Posted by jstevrtc on March 1st, 2010

Today, reported Notre Dame coach Mike Brey’s announcement that Luke Harangody might not return this year because of a right knee injury he suffered in a game against Seton Hall on February 11th.  The injury, diagnosed as a bone bruise, is one that can take — don’t shoot the messenger, Irish fans — months to heal.

“Bone bruise” sounds like a vague term, but it actually provides a good description of what’s happening in this injury.  We associate the word “bruise” with bleeding and leakage of other fluids under the skin that makes that reddish or bluish blotch happen when we bang into something or when something bangs into us.  That’s pretty much what’s happening here, but instead of some external force being applied to a part of the body that causes blood vessels under our skin to break — like bumping into a table, or taking a punch with your face — this is happening within the bone itself.

An MRI of the knee (not Harangody's). The white part in the bone? There's your bruise.
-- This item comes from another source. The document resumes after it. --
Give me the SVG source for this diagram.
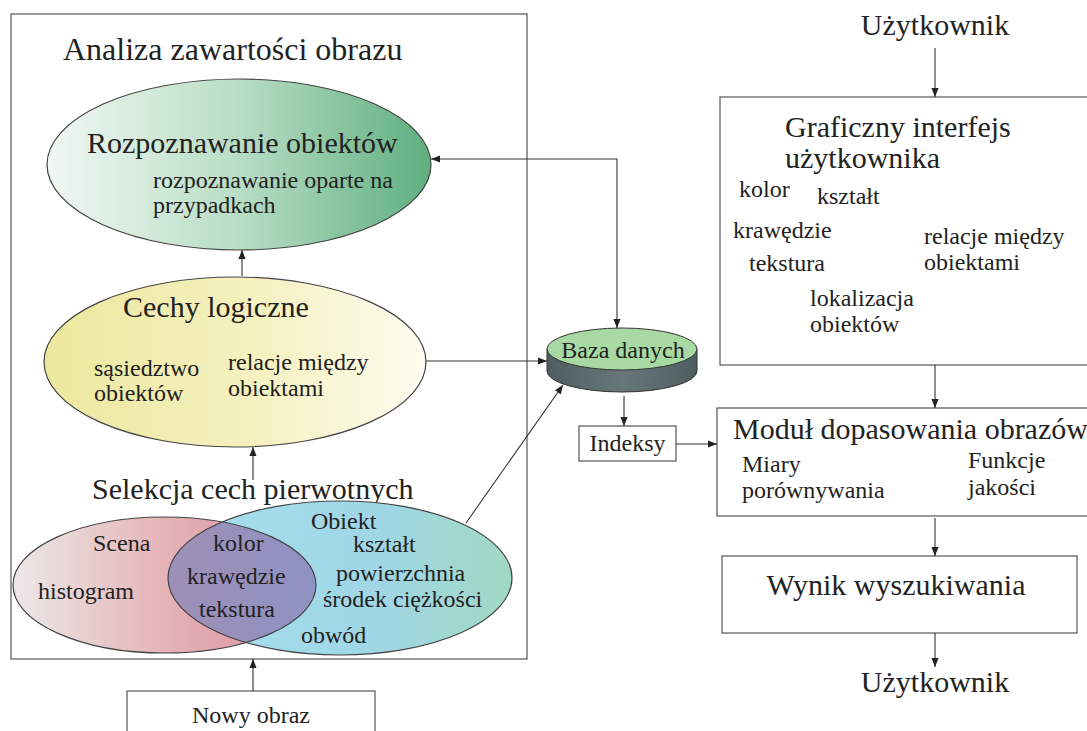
<svg xmlns="http://www.w3.org/2000/svg" width="1087" height="731" viewBox="0 0 1087 731">
<defs>
<style>
text{font-family:"Liberation Serif","Times New Roman",serif;fill:#222}
.t30{font-size:30px}
.t32{font-size:32px}
.t24{font-size:24px}
.box{fill:#fff;stroke:#555;stroke-width:1.2}
.ell{stroke:#444;stroke-width:1.2}
.con{fill:none;stroke:#333;stroke-width:1.1}
</style>
<linearGradient id="gGreen" x1="0" y1="0" x2="1" y2="0">
<stop offset="0" stop-color="#f1f7f2"/>
<stop offset="0.5" stop-color="#b8ddc5"/>
<stop offset="1" stop-color="#5faf80"/>
</linearGradient>
<linearGradient id="gYellow" x1="0" y1="0" x2="1" y2="0">
<stop offset="0" stop-color="#ede79e"/>
<stop offset="0.55" stop-color="#f5f1c0"/>
<stop offset="1" stop-color="#fdfcf0"/>
</linearGradient>
<linearGradient id="gRed" x1="0" y1="0" x2="1" y2="0">
<stop offset="0" stop-color="#ece8e6"/>
<stop offset="0.5" stop-color="#e4b3b8"/>
<stop offset="1" stop-color="#dc8a98"/>
</linearGradient>
<linearGradient id="gBlue" x1="0" y1="0" x2="1" y2="0">
<stop offset="0" stop-color="#a6e0f0"/>
<stop offset="0.6" stop-color="#a0d6e6"/>
<stop offset="1" stop-color="#a0d8c4"/>
</linearGradient>
<linearGradient id="gOver" x1="0" y1="0" x2="1" y2="0">
<stop offset="0" stop-color="#b08cab"/>
<stop offset="1" stop-color="#8e92c2"/>
</linearGradient>
<linearGradient id="gCyl" x1="0" y1="0" x2="1" y2="0">
<stop offset="0" stop-color="#4e5d60"/>
<stop offset="0.5" stop-color="#66777a"/>
<stop offset="1" stop-color="#4e5d60"/>
</linearGradient>
<clipPath id="clipBlue"><ellipse cx="340" cy="578" rx="172" ry="77"/></clipPath>
<marker id="ah" viewBox="0 0 10 10" refX="10" refY="5" markerWidth="9" markerHeight="9" markerUnits="userSpaceOnUse" orient="auto-start-reverse">
<path d="M0,1 L10,5 L0,9 Z" fill="#222"/>
</marker>
</defs>
<rect width="1087" height="731" fill="#fff"/>

<g id="analiza">
<rect class="box" x="11" y="14" width="516" height="645"/>
<text class="t32" x="63" y="60">Analiza zawartości obrazu</text>
</g>

<g id="rozpoznawanie">
<ellipse class="ell" cx="239" cy="164.5" rx="192" ry="85.5" fill="url(#gGreen)"/>
<text class="t30" x="87" y="153">Rozpoznawanie obiektów</text>
<text class="t24" x="153" y="188">rozpoznawanie oparte na</text>
<text class="t24" x="153" y="213">przypadkach</text>
</g>

<g id="cechy">
<ellipse class="ell" cx="235" cy="362" rx="191" ry="85" fill="url(#gYellow)"/>
<text class="t30" x="123" y="317">Cechy logiczne</text>
<text class="t24" x="94" y="376">sąsiedztwo</text>
<text class="t24" x="94" y="401">obiektów</text>
<text class="t24" x="228" y="370">relacje między</text>
<text class="t24" x="228" y="396">obiektami</text>
</g>

<g id="selekcja">
<text class="t30" x="92" y="499">Selekcja cech pierwotnych</text>
<ellipse cx="164.5" cy="585" rx="151.5" ry="68" fill="url(#gRed)"/>
<ellipse cx="340" cy="578" rx="172" ry="77" fill="url(#gBlue)"/>
<ellipse cx="164.5" cy="585" rx="151.5" ry="68" fill="url(#gOver)" clip-path="url(#clipBlue)"/>
<ellipse class="ell" cx="164.5" cy="585" rx="151.5" ry="68" fill="none"/>
<ellipse class="ell" cx="340" cy="578" rx="172" ry="77" fill="none"/>
<text class="t24" x="93" y="551">Scena</text>
<text class="t24" x="38" y="599">histogram</text>
<text class="t24" x="213" y="551">kolor</text>
<text class="t24" x="187" y="584">krawędzie</text>
<text class="t24" x="199" y="617">tekstura</text>
<text class="t24" x="311" y="529">Obiekt</text>
<text class="t24" x="353" y="552">kształt</text>
<text class="t24" x="336" y="581">powierzchnia</text>
<text class="t24" x="323" y="607">środek ciężkości</text>
<text class="t24" x="301" y="643">obwód</text>
</g>

<g id="nowy-obraz">
<rect class="box" x="127" y="691" width="248" height="50"/>
<text class="t24" x="251" y="723" text-anchor="middle">Nowy obraz</text>
</g>

<g id="baza-danych">
<path d="M547,349 L547,371 A75,21 0 0 0 697,371 L697,349 Z" fill="url(#gCyl)" stroke="#333" stroke-width="1"/>
<ellipse cx="622" cy="349" rx="75" ry="21" fill="#a8d9a2" stroke="#333" stroke-width="1"/>
<text class="t24" x="623" y="358" text-anchor="middle">Baza danych</text>
</g>

<g id="indeksy">
<rect class="box" x="579" y="426" width="97" height="35"/>
<text class="t24" x="627.5" y="451" text-anchor="middle">Indeksy</text>
</g>

<g id="uzytkownik-top">
<text class="t30" x="935" y="35" text-anchor="middle">Użytkownik</text>
</g>

<g id="gui">
<rect class="box" x="720" y="97" width="380" height="268"/>
<text class="t30" x="785" y="137">Graficzny interfejs</text>
<text class="t30" x="785" y="168">użytkownika</text>
<text class="t24" x="739" y="197">kolor</text>
<text class="t24" x="817" y="204">kształt</text>
<text class="t24" x="733" y="238">krawędzie</text>
<text class="t24" x="749" y="271">tekstura</text>
<text class="t24" x="924" y="244">relacje między</text>
<text class="t24" x="924" y="270">obiektami</text>
<text class="t24" x="810" y="306">lokalizacja</text>
<text class="t24" x="810" y="332">obiektów</text>
</g>

<g id="modul">
<rect class="box" x="717" y="408" width="380" height="108"/>
<text class="t30" x="733" y="439">Moduł dopasowania obrazów</text>
<text class="t24" x="742" y="472">Miary</text>
<text class="t24" x="742" y="498">porównywania</text>
<text class="t24" x="968" y="468">Funkcje</text>
<text class="t24" x="968" y="495">jakości</text>
</g>

<g id="wynik">
<rect class="box" x="722" y="556" width="355" height="77"/>
<text class="t30" x="896" y="595" text-anchor="middle">Wynik wyszukiwania</text>
</g>

<g id="uzytkownik-bottom">
<text class="t30" x="935" y="692" text-anchor="middle">Użytkownik</text>
</g>

<g id="connectors">
<line class="con" x1="242" y1="276" x2="242" y2="250" marker-end="url(#ah)"/>
<line class="con" x1="253" y1="480" x2="253" y2="447" marker-end="url(#ah)"/>
<line class="con" x1="253" y1="691" x2="253" y2="659" marker-end="url(#ah)"/>
<polyline class="con" points="431,159 617,159 617,328" marker-start="url(#ah)" marker-end="url(#ah)"/>
<line class="con" x1="426" y1="361" x2="547" y2="361" marker-end="url(#ah)"/>
<line class="con" x1="466" y1="523" x2="563" y2="385" marker-end="url(#ah)"/>
<line class="con" x1="624" y1="396" x2="624" y2="426" marker-end="url(#ah)"/>
<line class="con" x1="676" y1="444" x2="717" y2="444" marker-end="url(#ah)"/>
<line class="con" x1="935" y1="48" x2="935" y2="97" marker-end="url(#ah)"/>
<line class="con" x1="935" y1="365" x2="935" y2="408" marker-end="url(#ah)"/>
<line class="con" x1="935" y1="518" x2="935" y2="556" marker-end="url(#ah)"/>
<line class="con" x1="935" y1="633" x2="935" y2="667" marker-end="url(#ah)"/>
</g>
</svg>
The bright white stuff in the middle is fluid inside the joint. (image:

When talking about a bone bruise of the knee, you’re usually talking about a force that goes through the joint, meaning along the length of the bone.  In other words, there’s been a downward, compressive force that has caused the femur (the big bone in the thigh) to press down on the tibia (the biggest of the two lower leg bones).  When that happens, vessels break along the tough, thick outer covering of the bone, leaking blood and other fluid into the bone space.  Because of that thick outer covering, that inflammatory fluid tends to build up and stay in that part of the bone — and that’s what causes the pain.

An x-ray (to check for a fracture) and usually an MRI are then done to make sure none of the stuff inside the knee (like ligaments and other stuff not visible on an x-ray) has been screwed up.  The report cited above states that there’s nothing structurally wrong with Harangody’s knee, so that’s obviously great news.  The problem is that  the inflamed area of bone can take months to clear up, and the inflammation makes it very painful to move the knee or put weight on it.

The treatment consists of the usual stuff like ice, rest, and eventually some form of physical therapy to get the knee back to its full range of motion.  As I’ve said before, these team trainers and team doctors are an extremely crafty  bunch of folks with some really great toys and methods at their disposal, like cold massage and electro-current therapy (those sound fun), that can speed up the healing process.

There’s no doubt Luke Harangody wants to return and hopefully he’ll be pain-free as soon as possible, though he’d probably return even if the pain was at a “tolerable” level.  With a bone bruise, though, because of the intensity of the pain, that tends to be later rather than sooner.  Harangody, as you know, is on just about everybody’s first- or second-team all-America lists.  He’s the second leading scorer in the nation at 24.1 PPG, and pulls down 9.9 boards.  The Irish are 2-2 without him, but the two victories have come in their last two games, and at the expense of two ranked teams in Pittsburgh and Georgetown — exactly what the bubble-dwelling Irish need right now.